NRDC sues Bush administration over arsenic suspension
NRDC filed a lawsuit today challenging the Bush Administration's suspension of the new arsenic-in-tap-water standard.
WASHINGTON, D.C., June 28, 2001 — NRDC (the Natural Resources Defense Council) filed a lawsuit today challenging the Bush Administration's suspension of the new arsenic-in-tap-water standard.
Several U.S. Senators joined NRDC's suit as amici curae, or "friends of the court," opposing the rule's suspension. NRDC and the legislators held a press conference on Capitol Hill today to denounce the Bush administration's violation of the Congressional deadline for a final arsenic rule.
"The Bush EPA's suspension of the arsenic is a distressing, unscientific, and illegal threat to the health of millions of Americans," said Erik D. Olson, an NRDC senior attorney. "There is no excuse for delaying or weakening the standard just finalized in January of this year."
Senators Barbara Boxer (D-Ca.), Harry Reid (D-Nev.) and other legislators announced their support of NRDC's suit. They indicated that they will file an amicus curae brief in support of NRDC's effort to overturn the arsenic rule's suspension.
NRDC's lawsuit, filed in the U.S. Court of Appeals for the D.C. Circuit, dismissed EPA Administrator Whitman's flawed argument that although the agency has suspended the rule, it has not violated the law's requirement that the updated standard must be in place by June 22, 2001. Other key claims in the litigation include:
* EPA unlawfully reversed its position on the arsenic rule without scientific or legal justification.
* EPA violated procedural and substantive requirements of the Safe Drinking Water Act and Administrative Procedure Act in suspending the arsenic rule.
Although the Bush administration says it will issue the new standard next year and ensure it is enforced in 2006, EPA has failed to respond to arguments from water utilities and states that they will be unable to implement the suspended rule in this compressed time frame. In addition, EPA's suspension of the "right to know" provisions of the arsenic rule, which require water utilities to notify the public between no later than July 2002 of the level of arsenic in their water and the health implications of drinking arsenic in their tap water, also will delay and undermine public health protection.
The tortured history of arsenic regulation makes it clear that this is extremely unlikely. After 25 years of delays, at least three missed statutory deadlines, and broken promises to update an outdated standard, the government is unlikely to honor its promises of expeditious action. Moreover, EPA made a legal finding in its January 2001 rule that it would take water systems five years to comply with a new arsenic standard. The agency likely will face stiff legal challenges from industry if it tries to cut this five-year compliance period when — and if — it issues a new arsenic standard in 2002 and seeks to require compliance within four years.

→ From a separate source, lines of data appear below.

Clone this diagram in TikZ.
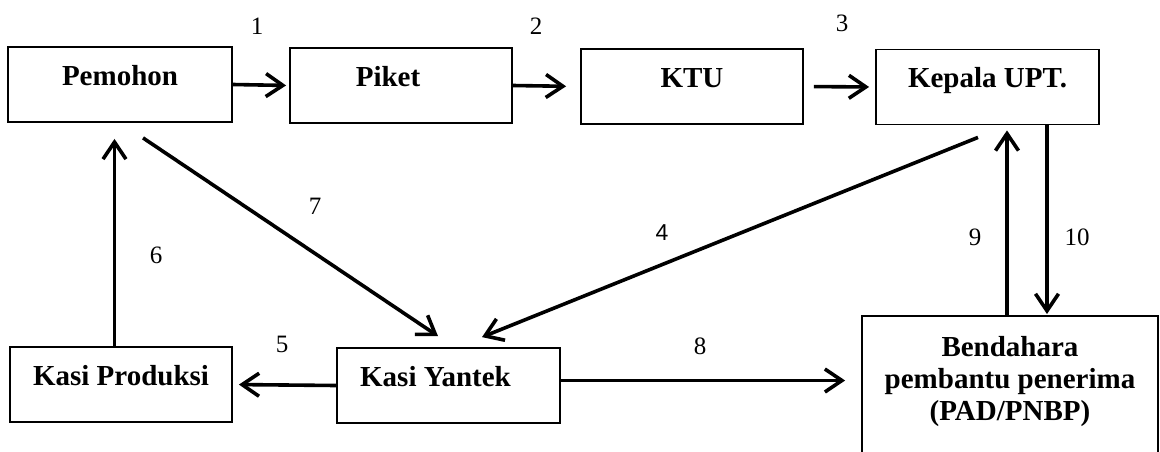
\documentclass[tikz,border=0pt]{standalone}
\usepackage{fontspec}
\setmainfont{Liberation Serif}
\newfontfamily\sansnum{Liberation Sans}
\usetikzlibrary{arrows.meta, positioning, calc}

\newcommand{\boxfont}{\bfseries\fontsize{29}{32}\selectfont}
\newcommand{\stepfont}{\fontsize{25}{27}\selectfont}

\tikzset{
  office/.style={draw, line width=1.8pt, inner sep=0pt, minimum width=222pt,
    text height=38pt, text depth=37pt, font=\boxfont},
  flow/.style={-{Straight Barb[length=17pt, width=23pt]}, line width=3.6pt},
  stepno/.style={font=\stepfont, inner sep=0pt}
}

\begin{document}
\begin{tikzpicture}[x=1pt, y=-1pt]
  \useasboundingbox (0,0) rectangle (1160,451);
  \clip (0,0) rectangle (1160,451);
  % top row
  \node[office, minimum width=224pt] (pemohon) at (120,84.5) {Pemohon};
  \node[office] (piket) at (401,85.5) {Piket\hspace*{26pt}};
  \node[office] (ktu) at (692,86.5) {KTU};
  \node[office, minimum width=223pt] (kepala) at (987.5,87) {Kepala UPT.};
  % bottom row
  \node[office] (produksi) at (121,384.5) {Kasi Produksi};
  \node[office, minimum width=223pt] (yantek) at (448.5,385.5) {Kasi Yantek\hspace*{26pt}};
  \node[office, minimum width=296pt, minimum height=160pt, anchor=north] (bendahara) at (1010,315) {};
  \node[align=center, font=\boxfont, inner sep=0pt] (bendtext) at (1010,382)
    {Bendahara\\pembantu penerima\\(PAD/PNBP)};

  % flow of the request
  \draw[flow, shorten >=3pt] (pemohon.east) -- (piket.west);
  \draw[flow, shorten >=14pt] (piket.east) -- (ktu.west);
  \draw[flow, shorten <=10pt, shorten >=6pt] (ktu.east) -- (kepala.west);
  \draw[flow] ([shift={(-9.5,12)}]kepala.south) -- ([shift={(33.5,-10)}]yantek.north);
  \draw[flow, shorten >=6pt] (yantek.west) -- (produksi.east);
  \draw[flow, shorten >=16pt] ([xshift=-6.5pt]produksi.north) -- ([xshift=-6.5pt]produksi.north |- pemohon.south);
  \draw[flow] ([shift={(23,15)}]pemohon.south) -- ([shift={(-10.5,-11)}]yantek.north);
  \draw[flow, shorten >=16pt] ([yshift=5pt]yantek.east) coordinate (s8) -- (s8 -| bendahara.west);
  \draw[flow, shorten >=5pt] ([xshift=-3pt]bendahara.north) -- ([xshift=-3pt]bendahara.north |- kepala.south);
  \draw[flow, shorten >=1pt] ([xshift=37pt]bendahara.north |- kepala.south) -- ([xshift=37pt]bendahara.north);

  % step numbers
  \node[stepno] (n1) at (257,26) {1};
  \node[stepno] (n2) at (536,26) {2};
  \node[stepno] (n3) at (842,23) {3};
  \node[stepno, font=\sansnum\fontsize{23}{25}\selectfont] (n4) at (662,233) {4};
  \node[stepno] (n5) at (282,344) {5};
  \node[stepno] (n6) at (156,255) {6};
  \node[stepno] (n7) at (315,206) {7};
  \node[stepno] (n8) at (700,346) {8};
  \node[stepno] (n9) at (975,237) {9};
  \node[stepno] (n10) at (1077,237) {10};
\end{tikzpicture}
\end{document}
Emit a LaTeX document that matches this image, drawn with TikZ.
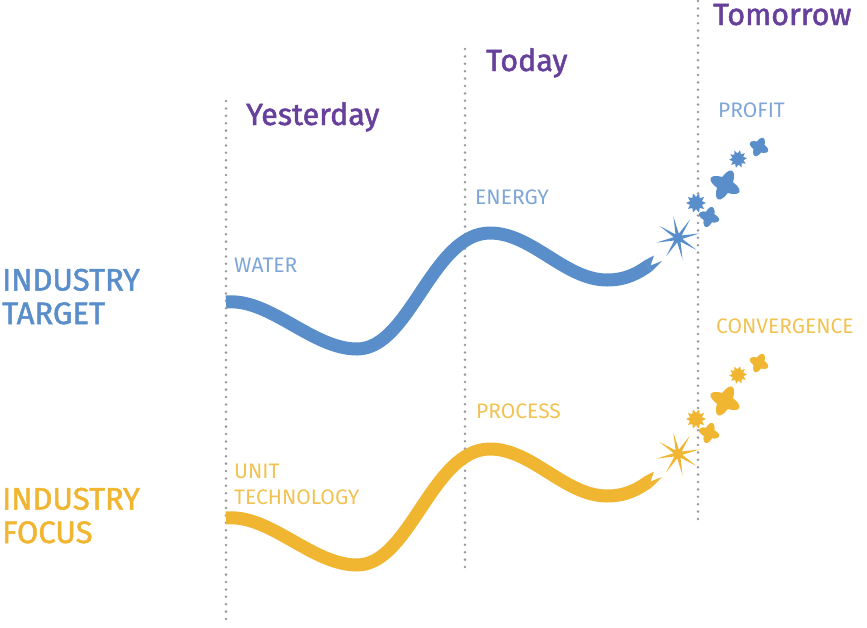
\documentclass[tikz,border=0pt]{standalone}
\usepackage{fontspec}
\setmainfont{Fira Sans}
\newfontfamily\headfont[FakeBold=1.6]{Fira Sans}
\definecolor{tblue}{HTML}{5A8ECA}
\definecolor{tyellow}{HTML}{F0B632}
\definecolor{lblue}{HTML}{7EA6D8}
\definecolor{lyellow}{HTML}{F2C253}
\definecolor{tpurple}{HTML}{66409A}
\definecolor{dotgray}{HTML}{999999}

\tikzset{
  era/.style={tpurple, font=\headfont\fontsize{30.5}{30.5}\selectfont, inner sep=0pt, anchor=base west},
  rowlabel/.style={font=\headfont\fontsize{31}{31}\selectfont, inner sep=0pt, anchor=base west},
  tag/.style={font=\fontsize{21}{21}\selectfont, inner sep=0pt, anchor=base west},
  timeline/.style={dotgray, line width=2.8pt, line cap=round, dash pattern=on 0pt off 7.4pt},
  wave/.style={line width=13pt},
}

% centre line of one wave
\newcommand\wavepath{(226,302) .. controls (270,298) and (312,349) .. (357,349)
  .. controls (410,349) and (432,233) .. (490,233)
  .. controls (532,233) and (565,280) .. (607,280)
  .. controls (626,280) and (638,273) .. (648,266)}
% centre, outer, inner, last index, step, rotation
\newcommand\sparkstar[6]{\fill[shift={#1}, rotate=#6] plot[samples at={0,...,#4}, variable=\k]
  ({\k*#5}:{ifthenelse(mod(\k,2)==0,#2,#3)}) -- cycle;}
% centre, arm, half width, rotation
\newcommand\plusmark[4]{\fill[shift={#1}, rotate=#4] (0,0) ellipse [x radius=#2, y radius=#3]
  (0,0) ellipse [x radius=#3, y radius=#2];}
\newcommand\sparkles{%
  \sparkstar{(678,238)}{22}{4.4}{15}{22.5}{12}
  \sparkstar{(696,203)}{10}{6.2}{19}{18}{0}
  \sparkstar{(738,159)}{9}{5.6}{19}{18}{5}
  \plusmark{(709,217)}{10.5}{4.8}{-18}
  \plusmark{(725,185)}{16}{6.4}{-26}
  \plusmark{(759,147)}{10}{4.6}{-25}
  \fill (644.2,260.6) -- (654,255.5) -- (650.5,265.5) -- (662,261) -- (651.8,271.4) -- cycle;}

\begin{document}
\begin{tikzpicture}[x=1pt, y=-1pt]
\useasboundingbox (0,0) rectangle (867,627);

% time lines
\coordinate (Ytop) at (226,101);
\coordinate (Ybot) at (226,626);
\coordinate (Dtop) at (465,49);
\coordinate (Dbot) at (465,572);
\coordinate (Ttop) at (698,1);
\coordinate (Tbot) at (698,524);
\draw [timeline] (Ytop) -- (Ybot);
\draw [timeline] (Dtop) -- (Dbot);
\draw [timeline] (Ttop) -- (Tbot);

\node [era] (yesterday) at (246,125) {Yesterday};
\node [era] (today) at (486,71) {Today};
\node [era] (tomorrow) at (713,25) {Tomorrow};

\node [rowlabel, tblue] (target1) at (2,290.5) {INDUSTRY};
\node [rowlabel, tblue] (target2) at (2,324) {TARGET};
\node [rowlabel, tyellow] (focus1) at (2,509.5) {INDUSTRY};
\node [rowlabel, tyellow] (focus2) at (2,543) {FOCUS};

% waves
\begin{scope}[tblue]
\draw [wave] \wavepath;
\sparkles
\end{scope}
\begin{scope}[tyellow, shift={(0,216)}]
\draw [wave] \wavepath;
\sparkles
\end{scope}

\node [tag, lblue] (water) at (234,272) {WATER};
\node [tag, lblue] (energy) at (475,204) {ENERGY};
\node [tag, lblue] (profit) at (718,117) {PROFIT};
\node [tag, lyellow] (unit) at (234,478) {UNIT};
\node [tag, lyellow] (techno) at (234,504) {TECHNOLOGY};
\node [tag, lyellow] (process) at (476,418) {PROCESS};
\node [tag, lyellow] (converge) at (716,333) {CONVERGENCE};
\end{tikzpicture}
\end{document}
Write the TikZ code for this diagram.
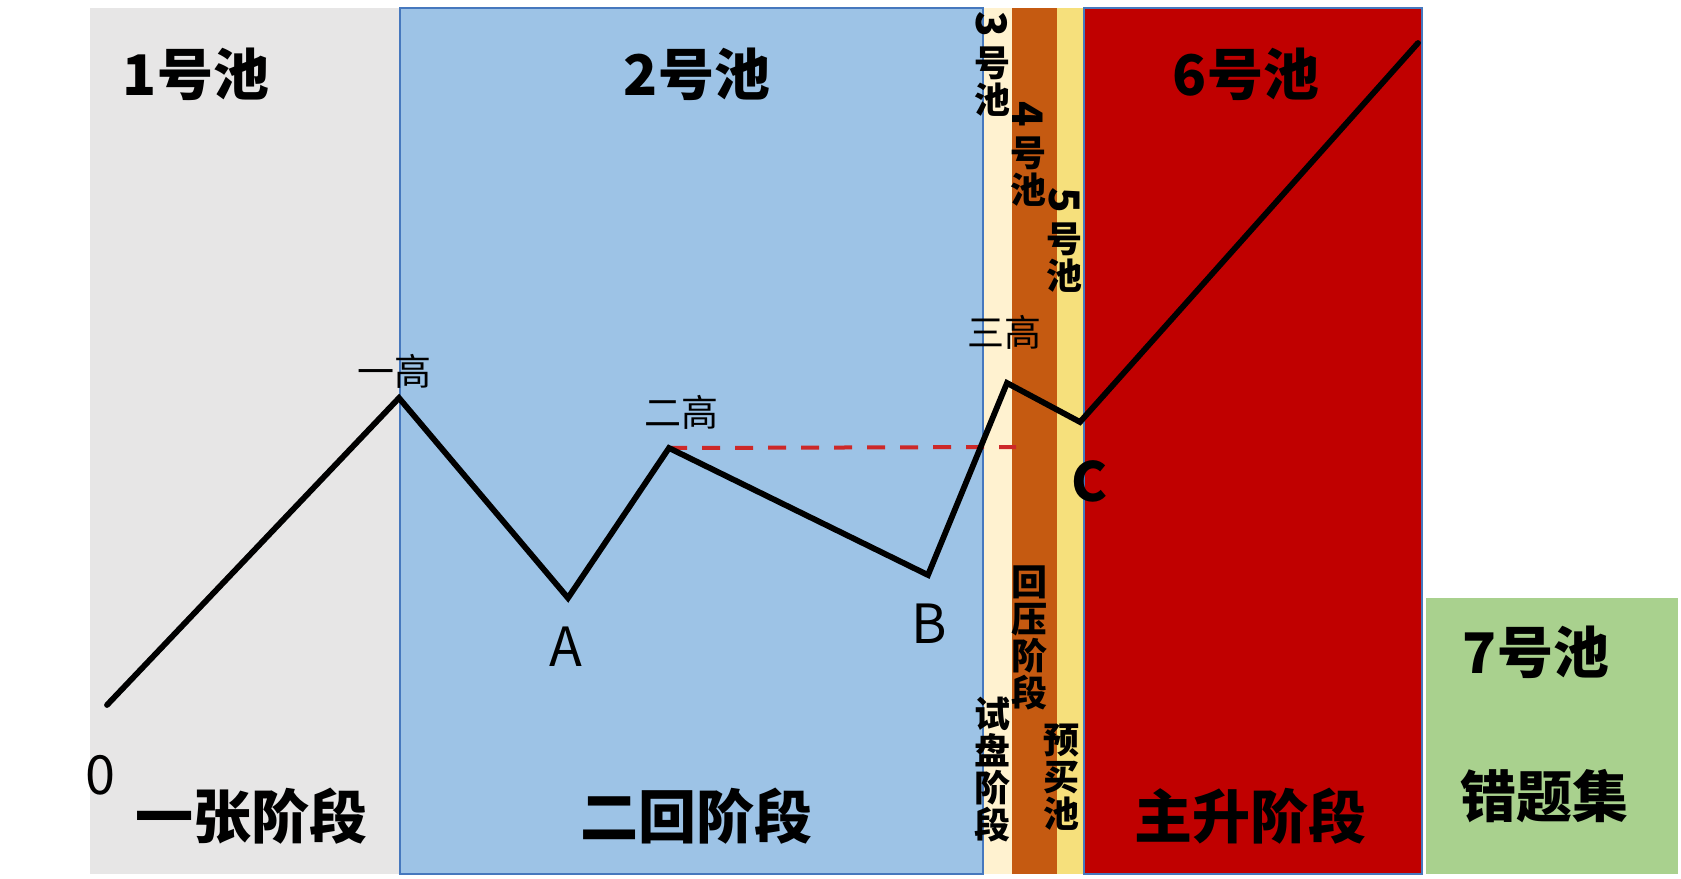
\documentclass[tikz,border=0pt]{standalone}
\usepackage{fontspec}
\usepackage{graphicx}
\setmainfont{Noto Sans CJK SC}
\usepackage{tikz}
\definecolor{poolgrey}{RGB}{231,230,230}
\definecolor{poolblue}{RGB}{157,195,230}
\definecolor{poolcream}{RGB}{255,242,208}
\definecolor{poolorange}{RGB}{197,90,17}
\definecolor{poolyellow}{RGB}{246,224,124}
\definecolor{poolred}{RGB}{192,0,0}
\definecolor{poolgreen}{RGB}{169,209,142}
\definecolor{edgeblue}{RGB}{70,120,190}
\definecolor{levelred}{RGB}{205,40,40}

\begin{document}
\begin{tikzpicture}[x=0.5pt,y=-0.5pt,
pool/.style={font=\fontsize{28}{30}\selectfont\bfseries, inner sep=0pt},
stage/.style={font=\fontsize{29}{31}\selectfont\bfseries, inner sep=0pt},
vtext/.style={font=\fontsize{18}{18.5}\selectfont\bfseries, align=center, inner sep=0pt},
peak/.style={font=\fontsize{18.5}{20}\selectfont, inner sep=0pt},
point/.style={font=\fontsize{27}{30}\selectfont, inner sep=0pt},
trend/.style={line width=2.9pt, line join=miter, line cap=round},
level/.style={draw=levelred, line width=2pt, dash pattern=on 9pt off 7.5pt}]
\useasboundingbox (0,0) rectangle (1681,878);
\fill[white] (0,0) rectangle (1681,878);
\fill[poolgrey] (90,8) rectangle (400,874);
\fill[poolcream] (983,8) rectangle (1012,874);
\fill[poolorange] (1012,8) rectangle (1057,874);
\fill[poolyellow] (1057,8) rectangle (1084,874);
\filldraw[fill=poolblue, draw=edgeblue, line width=0.7pt] (400,8) rectangle (983,874);
\filldraw[fill=poolred, draw=edgeblue, line width=0.7pt] (1084,8) rectangle (1422,874);
\fill[poolgreen] (1426,598) rectangle (1678,874);

\node[pool] (pool1) at (196,74) {1号池};
\node[pool] (pool2) at (697,74) {2号池};
\node[pool] (pool6) at (1246,74) {6号池};
\node[pool] (pool7) at (1536,652) {7号池};
\node[pool] (wrong) at (1544,796) {错题集};
\node[vtext] (pool3) at (992,64) {\rotatebox[origin=c]{-90}{\fontsize{21}{21}\selectfont 3}\\号\\池};
\node[vtext] (pool4) at (1028,154) {\rotatebox[origin=c]{-90}{\fontsize{21}{21}\selectfont 4}\\号\\池};
\node[vtext] (pool5) at (1064,240) {\rotatebox[origin=c]{-90}{\fontsize{21}{21}\selectfont 5}\\号\\池};
\node[vtext] (press) at (1029,638) {回\\压\\阶\\段};
\node[vtext] (probe) at (992,770) {试\\盘\\阶\\段};
\node[vtext] (prebuy) at (1061,777) {预\\买\\池};
\node[stage] (stage1) at (251,816) {一张阶段};
\node[stage] (stage2) at (696,816) {二回阶段};
\node[stage] (stage3) at (1250,816) {主升阶段};

\coordinate (p0) at (107,705);
\coordinate (h1) at (399,398);
\coordinate (pA) at (568,598);
\coordinate (h2) at (669,448);
\coordinate (pB) at (928,575);
\coordinate (h3) at (1007,383);
\coordinate (pC) at (1080,422);
\coordinate (top) at (1418,43);
\coordinate (levelend) at (1016,447);

\draw[level] (h2) -- (levelend);
\draw[trend] (p0) -- (h1) -- (pA) -- (h2) -- (pB) -- (h3) -- (pC) -- (top);

\node[point] (zero) at (100,775) {0};
\node[peak] (high1) at (394,371) {一高};
\node[peak] (high2) at (681,412) {二高};
\node[peak] (high3) at (1004,332) {三高};
\node[point] (labA) at (566,647) {A};
\node[point] (labB) at (929,624) {B};
\node[point, font=\fontsize{27}{30}\selectfont\bfseries] (labC) at (1089,481) {C};
\end{tikzpicture}
\end{document}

The arsenic standard the EPA issued in January would have lowered the maximum allowable level of arsenic in tap water from the current standard of 50 parts per billion, which was established in 1942, to 10 parts per billion. It is the same standard adopted by the World Health Organization and the European Union a few years ago. NRDC and other public health advocates believe that EPA should have lowered the standard for arsenic in drinking water to 3 parts per billion. The agency proposed a 5 parts per billion standard in June 2000, but increased it to 10 parts per billion last January in response to industry pressure.
Olson noted that EPA took more than two decades to develop this rule, and Congress has repeatedly ordered EPA to update the standard over the last 25 years. In 1996, Congress ordered EPA action on arsenic for the third time, making January 2001 the deadline for a new standard. An appropriations rider in the fall of 2000 extended the deadline to June 22, 2001.
In February 2000, NRDC issued a report documenting widespread exposure to arsenic in tap water across the nation. The U.S. Geological Survey subsequently published a study reaching a similar conclusion, with a national map showing arsenic occurrence in ground water.
EPA finally proposed the new standard in June 2000 because NRDC sued, Olson said. "Unfortunately, President Bush apparently won't listen to reason or scientific evidence," he added, "so NRDC is left with no choice but to sue."
The Natural Resources Defense Council is a national, non-profit organization of scientists, lawyers and environmental specialists dedicated to protecting public health and the environment. Founded in 1970, NRDC has more than 500,000 members nationwide, served from offices in New York, Washington, Los Angeles and San Francisco.